Mais la vraie révolution de l’affiche date de la fin du 18e siècle, suite à l’invention, en 1796, par Aloys Senefelder (1771-1834) du procédé de la lithographie. Grâce à ce procédé, l’image peut enfin s’agrandir et sortir du cadre restreint de la vignette.

C’est avec le développement du livre illustré que l’affiche prend véritablement son essor, avec l’apparition d’un genre très spécifique : l’affiche de librairie. De petites dimensions (65 x 50 cm), ces affiches lithographiques sont destinées à être apposées à l’intérieur des librairies pour promouvoir les nouvelles parutions des écrivains romantiques. Les éditeurs confient souvent la réalisation de ces affiches aux grands illustrateurs de l’époque comme Achille Devéria, qui inaugure ce genre avec le livre de Goethe, Faust, ou encore à de grands peintres comme Édouard Manet qui en 1868 signe l’affiche pour Les Chats de Jules Champfleury.
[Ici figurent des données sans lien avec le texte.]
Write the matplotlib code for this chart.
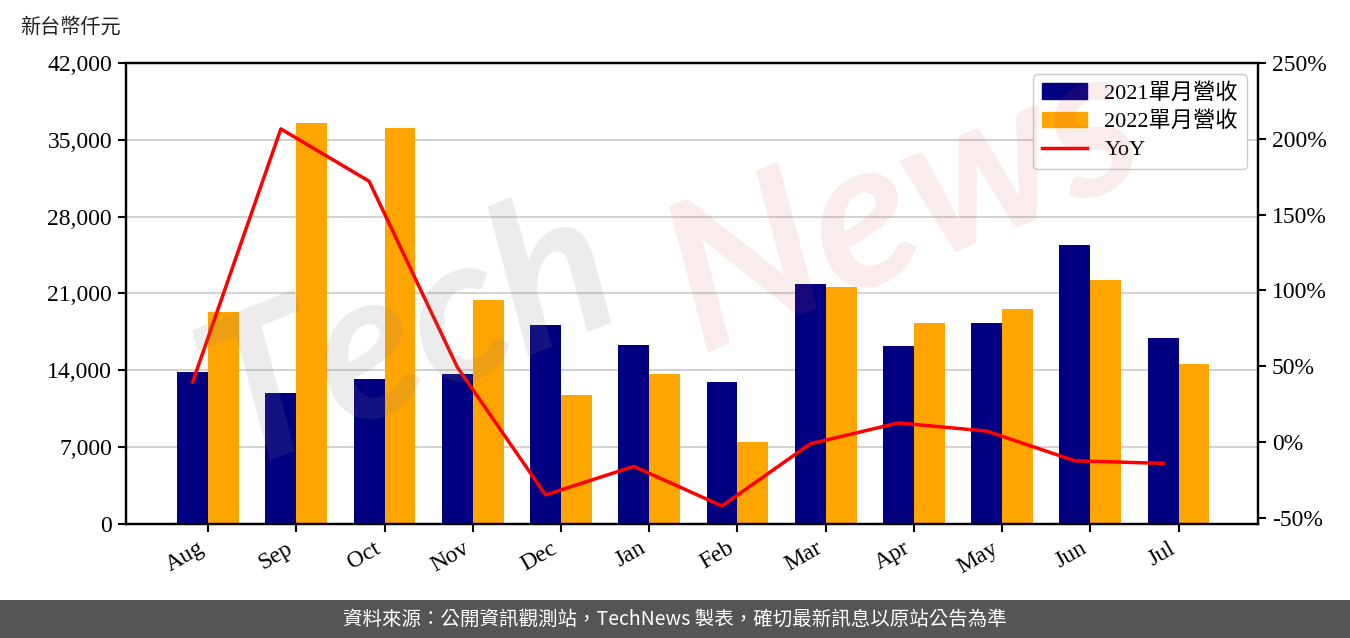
import matplotlib
matplotlib.use("Agg")
import matplotlib.pyplot as plt
import numpy as np
from matplotlib.ticker import FuncFormatter, MultipleLocator
from matplotlib.patches import Patch, Rectangle
from matplotlib.lines import Line2D
import matplotlib.transforms as mtransforms

months = ["Aug", "Sep", "Oct", "Nov", "Dec", "Jan", "Feb", "Mar", "Apr", "May", "Jun", "Jul"]
rev_2021 = [13850, 11940, 13210, 13670, 18130, 16310, 12940, 21870, 16220, 18310, 25420, 16950]
rev_2022 = [19320, 36530, 36080, 20410, 11750, 13670, 7470, 21590, 18310, 19590, 22230, 14580]
yoy = [39.5, 206.5, 172.0, 49.3, -35.0, -16.2, -42.3, -1.3, 12.5, 7.1, -12.5, -14.2]

label_2021 = "2021單月營收"
label_2022 = "2022單月營收"
label_yoy = "YoY"
unit_label = "新台幣仟元"
footer = "資料來源：公開資訊觀測站，TechNews 製表，確切最新訊息以原站公告為準"

SERIF = ["Liberation Serif", "Noto Sans CJK TC"]
MIX = ["Liberation Serif", "Noto Sans CJK TC"]
CJK = ["Noto Sans CJK TC", "DejaVu Sans"]

fig = plt.figure(figsize=(13.5, 6.38), dpi=100)
ax = fig.add_axes([126 / 1350, 1 - 524 / 638, (1258 - 126) / 1350, (524 - 63) / 638])
ax2 = ax.twinx()

x = np.arange(len(months))
w = 0.35
ax.bar(x - w / 2, rev_2021, width=w, color="#000080", zorder=2)
ax.bar(x + w / 2, rev_2022, width=w, color="#FFA500", zorder=2)
ax2.plot(x - w / 2, yoy, color="#FF0000", lw=2.5, zorder=3)

ax.set_xlim(-0.93, 11.9)
ax.set_ylim(0, 42000)
ax.yaxis.set_major_locator(MultipleLocator(7000))
ax.yaxis.set_major_formatter(FuncFormatter(lambda v, p: f"{int(v):,}"))
ax.grid(axis="y", color="#d3d3d3", lw=1.5, zorder=0)
ax.set_axisbelow(True)

ax2.set_ylim(-54.2, 250)
ax2.set_yticks([-50, 0, 50, 100, 150, 200, 250])
ax2.yaxis.set_major_formatter(FuncFormatter(lambda v, p: f"{int(v)}%"))

ax.set_xticks(x)
ax.set_xticklabels(months, rotation=30, ha="right", rotation_mode="default",
                   family=SERIF, fontsize=17)
offset = mtransforms.ScaledTranslation(-8 / 100, -3 / 100, fig.dpi_scale_trans)
for lab in ax.get_xticklabels():
    lab.set_transform(lab.get_transform() + offset)
for lab in ax.get_yticklabels():
    lab.set_family(SERIF)
    lab.set_fontsize(17)
for lab in ax2.get_yticklabels():
    lab.set_family(SERIF)
    lab.set_fontsize(17)

for a in (ax, ax2):
    for s in a.spines.values():
        s.set_linewidth(1.6)
        s.set_color("black")
    a.tick_params(width=1.5, length=6, pad=4)

handles = [Patch(color="#000080", label=label_2021),
           Patch(color="#FFA500", label=label_2022),
           Line2D([0], [0], color="#FF0000", lw=2.5, label=label_yoy)]
leg = ax2.legend(handles=handles, loc="upper right", prop={"family": MIX, "size": 16},
                 frameon=True, fancybox=True, edgecolor="#cccccc", framealpha=1,
                 borderaxespad=0.5, handlelength=2.0, handletextpad=0.8,
                 labelspacing=0.35)
leg.set_zorder(10)

fig.text(20 / 1350, 1 - 27 / 638, unit_label, family=CJK, fontsize=14.5,
         ha="left", va="center", color="#222222")

# watermark
fig.text(410 / 1350, 1 - 335 / 638, "Tech", family=["Lato", "DejaVu Sans"], fontsize=150,
         fontweight="bold", style="italic", rotation=22, color="#808080", alpha=0.15,
         ha="center", va="center", zorder=20)
fig.text(905 / 1350, 1 - 205 / 638, "News", family=["Lato", "DejaVu Sans"], fontsize=150,
         fontweight="bold", style="italic", rotation=22, color="#d05050", alpha=0.11,
         ha="center", va="center", zorder=20)

# footer
fig.patches.append(Rectangle((0, 0), 1, 38 / 638, transform=fig.transFigure,
                             facecolor="#555555", edgecolor="none", zorder=0))
fig.text(0.5, 19 / 638, footer, family=CJK, fontsize=14, color="white",
         ha="center", va="center")

fig.savefig("out.png", dpi=100)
• Jules Chéret, le « Tiépolo de la rue »

En 1866, Jules Chéret (1836-1932), alors à la tête d’une imprimerie parisienne, n’aura de cesse de perfectionner la chromolithographie, procédé de lithographie en couleur inventée en 1837 par Godefroy Engelmann. Père de l’affiche illustrée, de l’affiche artistique et de l’affiche moderne, il multiplie les nuances de couleurs et introduit en France, le grand format (jusqu’à 140 x 240) grâce à l’utilisation de pierres de grande taille.

En plus d’être un technicien hors pair, J. Chéret réinvente le sujet même de l’affiche avec le personnage féminin affriolant de la « chérette » qui, dans une composition dynamique, semble prendre son envol dans l’affiche tout en cherchant à séduire le badaud pour vendre lampes à pétrole, cuisinières, spiritueux ou spectacle. ou encore la célèbre danseuse américaine Loïe Fuller.

À cette époque où les murs de Paris sont essentiellement recouverts de simples affiches typographiques, de petits formats et en noir et blanc, cette surprenante explosion de couleurs et de mouvements vaudront le surnom du « Tiépolo de la rue ».

Sa première affiche, Bal Valentino qu’il réalise en 1867, annonce le début d’une longue période créative de presque trente ans avec la création de plus de mille affiches.